Plotting code records
__________

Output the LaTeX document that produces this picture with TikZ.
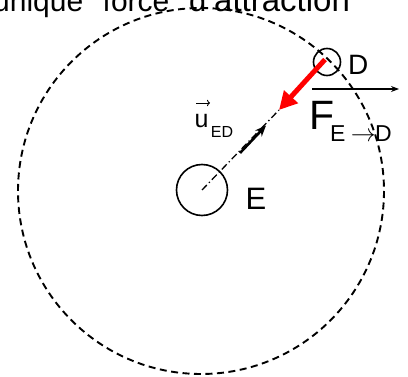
\documentclass[tikz,border=0pt]{standalone}
\usepackage{fontspec}
\setmainfont{Liberation Sans}
\usetikzlibrary{arrows.meta}
\begin{document}
\begin{tikzpicture}[x=1pt,y=-1pt,
  txt/.style={inner sep=0pt, anchor=base west},
  orbit/.style={draw, line width=1.9pt, dash pattern=on 7pt off 4.5pt},
  body/.style={draw, circle, line width=1.6pt, inner sep=0pt},
  axisline/.style={line width=1.3pt, dash pattern=on 7pt off 3pt on 1.3pt off 3pt},
]
\clip (0,0) rectangle (408,377);
\coordinate (O) at (201,191);
\draw[orbit] (O) circle[radius=183];
% bodies
\node[body, minimum size=51pt] (E) at (202,190) {};
\node[body, minimum size=27pt] (D) at (327,62) {};
% axis E -> D
\coordinate (T) at (279,110);
\draw[axisline] (E.center) -- (T);
% unit vector
\coordinate (u1) at (240,153);
\coordinate (u2) at (266,125.5);
\draw[line width=2.6pt, -{Stealth[length=11pt,width=9pt]}] (u1) -- (u2);
% force
\coordinate (Ds) at (325,59.5);
\draw[red, line width=5pt, -{Triangle[length=18pt,width=18pt]}] (Ds) -- (T);
% vector arrow over F
\coordinate (f1) at (312,89);
\coordinate (f2) at (399,89);
\draw[line width=1.1pt, -{Stealth[length=8pt,width=6pt]}] (f1) -- (f2);
% texts
\node[txt, font=\fontsize{41}{41}\selectfont] (F) at (309.5,130) {F};
\node[txt, font=\fontsize{23}{23}\selectfont] (Fe) at (330,141.7) {E};
\node[anchor=base, inner sep=0pt, font=\fontsize{23}{23}\selectfont] (Far) at (363.4,141.7) {\(\rightarrow\)};
\node[txt, font=\fontsize{23}{23}\selectfont] (Fd) at (375,141.7) {D};
\node[txt, font=\fontsize{28}{28}\selectfont] (Dl) at (347.8,75) {D};
\node[txt, font=\fontsize{31}{31}\selectfont] (El) at (245.5,209.5) {E};
\node[txt, font=\fontsize{25}{25}\selectfont] (ul) at (194.5,128) {u};
\node[txt, font=\fontsize{16}{16}\selectfont] (ued) at (210.7,137.3) {ED};
\coordinate (v1) at (196,103);
\coordinate (v2) at (210,103);
\draw[line width=0.9pt, -{To[length=3pt]}] (v1) -- (v2);
% cut title
\node[txt, font=\fontsize{30}{30}\selectfont] (t1) at (-7,11.5) {unique};
\node[txt, font=\fontsize{30}{30}\selectfont] (t2) at (102.5,11.5) {force};
\node[txt, font=\fontsize{31}{31}\selectfont] (t3) at (189,11.5) {d'};
\node[txt, font=\fontsize{33}{33}\selectfont] (t4) at (214,11.5) {attraction};
\end{tikzpicture}
\end{document}
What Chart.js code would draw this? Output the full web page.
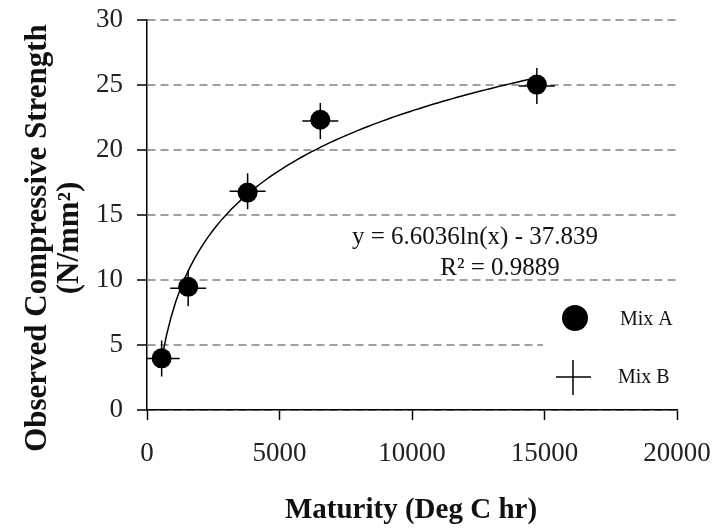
<!DOCTYPE html>
<html>
<head>
<meta charset="utf-8">
<script src="https://cdn.jsdelivr.net/npm/chart.js@4.4.1/dist/chart.umd.min.js"></script>
<style>
  body { margin: 0; background: #fff; }
  #wrap { width: 716px; height: 529px; }
</style>
</head>
<body>
<div id="wrap"><canvas id="chart" width="716" height="529"></canvas></div>
<script>
// values
const maturity = [553, 1553, 3797, 6540, 14711];
const mixA = [3.97, 9.46, 16.7, 22.3, 25.0];
const mixB = [3.95, 9.35, 16.8, 22.2, 24.9];

// trendline shown in the chart: y = 6.6036ln(x) - 37.839
const trendSlope = 6.6036;
const trendIntercept = -37.839;
const trendLabel = "y = 6.6036ln(x) - 37.839";
const r2Label = "R\u00b2 = 0.9889";

const xTicks = [0, 5000, 10000, 15000, 20000];
const yTicks = [0, 5, 10, 15, 20, 25, 30];

const serif = "'Liberation Serif', 'DejaVu Serif', serif";

// curve points along the fitted log line, over the data range
const trendPts = [];
const xMin = Math.min(...maturity), xMax = Math.max(...maturity);
for (let i = 0; i <= 80; i++) {
  const x = xMin + (xMax - xMin) * i / 80;
  trendPts.push({ x: x, y: trendSlope * Math.log(x) + trendIntercept });
}

const toPts = (xs, ys) => xs.map((x, i) => ({ x: x, y: ys[i] }));

// titles, equation and legend box
const extras = {
  id: 'extras',
  afterDraw(chart) {
    const ctx = chart.ctx;
    ctx.save();
    ctx.fillStyle = '#111';
    ctx.textAlign = 'center';
    ctx.textBaseline = 'middle';

    // y title, two lines
    ctx.font = "bold 31px " + serif;
    ctx.save();
    ctx.translate(38, 238);
    ctx.rotate(-Math.PI / 2);
    ctx.fillText("Observed Compressive Strength", 0, 0);
    ctx.restore();
    ctx.save();
    ctx.translate(70, 238);
    ctx.rotate(-Math.PI / 2);
    ctx.fillText("(N/mm\u00b2)", 0, 0);
    ctx.restore();

    // x title
    ctx.font = "bold 29px " + serif;
    ctx.fillText("Maturity (Deg C hr)", 411, 511);

    // equation
    ctx.font = "25px " + serif;
    ctx.fillText(trendLabel, 475, 237);
    ctx.fillText(r2Label, 500, 268);

    // legend
    ctx.fillStyle = '#fff';
    ctx.fillRect(543, 292, 150, 104);
    ctx.fillStyle = '#000';
    ctx.beginPath();
    ctx.arc(575, 318, 13, 0, Math.PI * 2);
    ctx.fill();
    ctx.strokeStyle = '#000';
    ctx.lineWidth = 1.5;
    ctx.beginPath();
    ctx.moveTo(556, 377); ctx.lineTo(591, 377);
    ctx.moveTo(573, 360); ctx.lineTo(573, 395);
    ctx.stroke();
    ctx.fillStyle = '#111';
    ctx.font = "20px " + serif;
    ctx.textAlign = 'left';
    ctx.fillText("Mix A", 620, 320);
    ctx.fillText("Mix B", 618, 378);
    ctx.restore();
  }
};

new Chart(document.getElementById('chart'), {
  type: 'scatter',
  data: {
    datasets: [
      {
        label: 'Mix A',
        data: toPts(maturity, mixA),
        pointStyle: 'circle',
        pointRadius: 10,
        backgroundColor: '#000',
        borderColor: '#000',
        borderWidth: 0
      },
      {
        label: 'Mix B',
        data: toPts(maturity, mixB),
        pointStyle: 'cross',
        pointRadius: 18,
        borderColor: '#000',
        borderWidth: 1.5
      },
      {
        label: 'Log. trend',
        data: trendPts,
        showLine: true,
        pointRadius: 0,
        borderColor: '#000',
        borderWidth: 1.5,
        fill: false
      }
    ]
  },
  options: {
    responsive: false,
    animation: false,
    devicePixelRatio: 1,
    layout: { padding: { top: 19, right: 39, left: 0, bottom: 0 } },
    plugins: { legend: { display: false }, tooltip: { enabled: false } },
    scales: {
      x: {
        type: 'linear',
        min: 0,
        max: 20000,
        afterFit: s => { s.height = 119; s.paddingLeft = 0; s.paddingRight = 0; },
        afterBuildTicks: s => { s.ticks = xTicks.map(v => ({ value: v })); },
        ticks: {
          font: { family: serif, size: 27 },
          color: '#222',
          padding: 18,
          maxRotation: 0,
          callback: v => String(v)
        },
        grid: {
          drawOnChartArea: false,
          drawTicks: true,
          tickLength: 10,
          tickColor: '#000',
          tickWidth: 1.5
        },
        border: { color: '#000', width: 1.5 }
      },
      y: {
        type: 'linear',
        min: 0,
        max: 30,
        afterFit: s => { s.width = 147; s.paddingTop = 0; s.paddingBottom = 0; },
        afterBuildTicks: s => { s.ticks = yTicks.map(v => ({ value: v })); },
        ticks: {
          font: { family: serif, size: 27 },
          color: '#222',
          padding: 14,
          callback: v => String(v)
        },
        grid: {
          color: '#a0a0a0',
          lineWidth: 2,
          tickLength: 10,
          tickColor: '#000',
          tickWidth: 1.5
        },
        border: { color: '#000', width: 1.5, dash: [8, 5] }
      }
    }
  },
  plugins: [extras]
});
</script>
</body>
</html>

__________

Task instructions: Quote word for word only the lines above from the one containing "What Chart.js code" through the one containing "const mixB = [3.95, 9.35, 16.8, 22.2, 24.9];". Pictures stay out of your copy.

Result of this task:
What Chart.js code would draw this? Output the full web page.
<!DOCTYPE html>
<html>
<head>
<meta charset="utf-8">
<script src="https://cdn.jsdelivr.net/npm/chart.js@4.4.1/dist/chart.umd.min.js"></script>
<style>
  body { margin: 0; background: #fff; }
  #wrap { width: 716px; height: 529px; }
</style>
</head>
<body>
<div id="wrap"><canvas id="chart" width="716" height="529"></canvas></div>
<script>
// values
const maturity = [553, 1553, 3797, 6540, 14711];
const mixA = [3.97, 9.46, 16.7, 22.3, 25.0];
const mixB = [3.95, 9.35, 16.8, 22.2, 24.9];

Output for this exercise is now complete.